Essay 1
Critical Analysis of purpose, methods of persuasion, and arguments
Due Friday, June 9th at 11:59pm to CANVAS.
· Your paper should be 4-6 pages long, in MLA format, with a heading, title, and page numbers. You must have at least four FULL pages of text to meet the minimum requirements for this assignment.
· This is an analytical, persuasive essay. Use academic present tense, no first person, and support all of your claims with evidence, using adequate warrants (sentences that connect your claim to your evidence). Pay careful attention to thesis statement, organization, and topic sentences.
· Be sure to argue at the level of the text(s), using specific examples to support your position.
· Try not to summarize the article(s) beyond what you need to provide in order to make your arguments. Your essay’s focus should be its argument. Your audience is a diverse group of readers, of your education level or higher, who may or may not have read these texts. * Remember, summary is an art form.
· Remember: Writing is revision. Try to write several drafts of your essay.
In this essay, you will use one journal article provided in CANVAS ( introduction to Jamie Susskind’s book Future Politics: Living in a World Transformed by Tech) and you will locate one other article/text to evaluate alongside the class text. This additional text may also be one that you plan to use in your presentation and/or research paper.
You may CHOOSE either text as the focus of your essay or split the essay evenly. How you organize the essay is up to you. You do need an introductory paragraph with a thesis statement at the end, one that states your position on both articles. For example, While Susskind relies on subtle wording and slanted claims to argue his position, Foster Wallace uses a binary structure that, while compelling, creates a false choice for readers.
In this essay, you will evaluate the article(s) to determine not just their stated or explicit arguments, but their implied purpose. To prepare for the essay, spend time evaluating the strength of the arguments (looking for fallacies/bias/assumptions/use of evidence to support claims). This essay is your opinion, but your goal is to persuade your audience of your position.

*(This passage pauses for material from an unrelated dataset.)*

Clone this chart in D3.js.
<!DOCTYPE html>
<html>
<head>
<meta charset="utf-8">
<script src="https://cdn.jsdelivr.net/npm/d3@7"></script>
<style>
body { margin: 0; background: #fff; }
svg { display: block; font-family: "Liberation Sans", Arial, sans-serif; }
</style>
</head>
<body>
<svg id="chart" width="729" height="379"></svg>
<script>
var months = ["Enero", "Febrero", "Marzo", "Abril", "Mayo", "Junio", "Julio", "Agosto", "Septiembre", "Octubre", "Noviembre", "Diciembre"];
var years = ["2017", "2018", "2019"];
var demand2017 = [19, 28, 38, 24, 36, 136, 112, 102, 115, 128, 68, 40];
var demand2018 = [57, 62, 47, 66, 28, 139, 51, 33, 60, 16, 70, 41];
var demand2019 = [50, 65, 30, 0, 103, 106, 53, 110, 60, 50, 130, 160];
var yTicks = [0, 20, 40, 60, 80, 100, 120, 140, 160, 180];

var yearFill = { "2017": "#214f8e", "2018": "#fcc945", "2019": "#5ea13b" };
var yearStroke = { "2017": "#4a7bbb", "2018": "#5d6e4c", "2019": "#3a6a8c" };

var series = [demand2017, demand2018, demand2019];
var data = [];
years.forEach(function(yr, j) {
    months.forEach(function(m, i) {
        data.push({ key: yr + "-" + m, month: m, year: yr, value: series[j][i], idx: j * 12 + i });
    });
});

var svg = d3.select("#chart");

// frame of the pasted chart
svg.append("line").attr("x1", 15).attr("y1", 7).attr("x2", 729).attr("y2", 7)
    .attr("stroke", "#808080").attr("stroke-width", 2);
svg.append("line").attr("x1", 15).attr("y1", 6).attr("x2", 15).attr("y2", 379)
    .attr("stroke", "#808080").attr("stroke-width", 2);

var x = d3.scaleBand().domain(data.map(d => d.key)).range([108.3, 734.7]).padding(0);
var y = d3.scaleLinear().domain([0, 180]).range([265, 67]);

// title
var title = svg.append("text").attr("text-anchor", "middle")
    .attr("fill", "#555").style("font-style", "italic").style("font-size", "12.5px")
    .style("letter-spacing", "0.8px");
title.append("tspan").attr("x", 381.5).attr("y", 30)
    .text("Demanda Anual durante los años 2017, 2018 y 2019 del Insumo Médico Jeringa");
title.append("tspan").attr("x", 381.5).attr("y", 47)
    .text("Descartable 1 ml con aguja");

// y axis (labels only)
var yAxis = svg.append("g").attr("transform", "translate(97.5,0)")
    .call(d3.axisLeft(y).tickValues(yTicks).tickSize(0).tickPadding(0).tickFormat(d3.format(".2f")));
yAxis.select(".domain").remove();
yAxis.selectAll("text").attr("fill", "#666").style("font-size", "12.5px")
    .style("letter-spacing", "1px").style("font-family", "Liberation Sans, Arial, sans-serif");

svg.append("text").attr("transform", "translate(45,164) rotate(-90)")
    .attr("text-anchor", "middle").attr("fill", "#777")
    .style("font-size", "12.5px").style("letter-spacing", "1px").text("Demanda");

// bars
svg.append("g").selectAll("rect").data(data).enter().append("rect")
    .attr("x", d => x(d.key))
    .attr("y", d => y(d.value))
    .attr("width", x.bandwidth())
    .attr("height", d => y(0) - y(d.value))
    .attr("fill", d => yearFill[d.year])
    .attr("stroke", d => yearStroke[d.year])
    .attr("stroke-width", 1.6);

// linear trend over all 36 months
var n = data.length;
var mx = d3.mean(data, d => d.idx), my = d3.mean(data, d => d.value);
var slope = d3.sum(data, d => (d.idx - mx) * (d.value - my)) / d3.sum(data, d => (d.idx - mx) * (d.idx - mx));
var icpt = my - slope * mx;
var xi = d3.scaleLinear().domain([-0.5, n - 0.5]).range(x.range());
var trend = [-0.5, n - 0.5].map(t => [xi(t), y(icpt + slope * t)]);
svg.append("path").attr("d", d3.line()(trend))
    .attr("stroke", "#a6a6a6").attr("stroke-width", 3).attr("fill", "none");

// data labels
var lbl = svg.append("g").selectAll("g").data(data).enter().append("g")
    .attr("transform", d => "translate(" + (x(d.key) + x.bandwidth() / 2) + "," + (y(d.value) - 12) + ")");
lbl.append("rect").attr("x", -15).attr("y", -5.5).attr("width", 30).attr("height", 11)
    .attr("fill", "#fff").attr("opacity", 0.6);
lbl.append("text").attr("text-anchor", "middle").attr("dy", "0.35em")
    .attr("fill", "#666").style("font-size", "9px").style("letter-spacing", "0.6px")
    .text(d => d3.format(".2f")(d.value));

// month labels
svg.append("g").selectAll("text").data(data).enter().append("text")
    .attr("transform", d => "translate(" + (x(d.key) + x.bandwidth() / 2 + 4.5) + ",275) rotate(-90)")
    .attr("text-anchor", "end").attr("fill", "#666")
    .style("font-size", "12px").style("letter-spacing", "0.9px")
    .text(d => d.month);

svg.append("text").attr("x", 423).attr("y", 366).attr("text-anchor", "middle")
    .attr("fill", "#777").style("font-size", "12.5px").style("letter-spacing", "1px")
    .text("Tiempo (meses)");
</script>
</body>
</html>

Consider how the author’s rhetorical appeals (ethos, pathos, and logos) serve the purpose of the text. How is data presented? How is evidence used? How well do you believe these authors tailored their appeals to their intended audiences? You can infer audience based on the elements discussed in class (venue, tone, rhetorical appeals, and key arguments). Specifically, how did the use of rhetorical appeals fail or succeed? Your argument might be that the success of the appeals was split. Remember to convey your point-of-view in third person.
This is an analytical/persuasive essay. Formulate a thesis based on your analysis of the texts (analytical) and frame your thesis as a claim (persuasive) for which you will provide concrete evidence.
Each body paragraph should attempt a clear, concise topic sentence that is also phrased as a claim, not an observation.
Remember: In order to argue whether or not the message/key thesis of the piece was delivered effectively, you MUST argue WHAT you believe the MESSAGE IS!
use the article and integrate it into the body paragragh. I was thinking the thesis could along the lines of suskind using “scare tactics” to get the message across.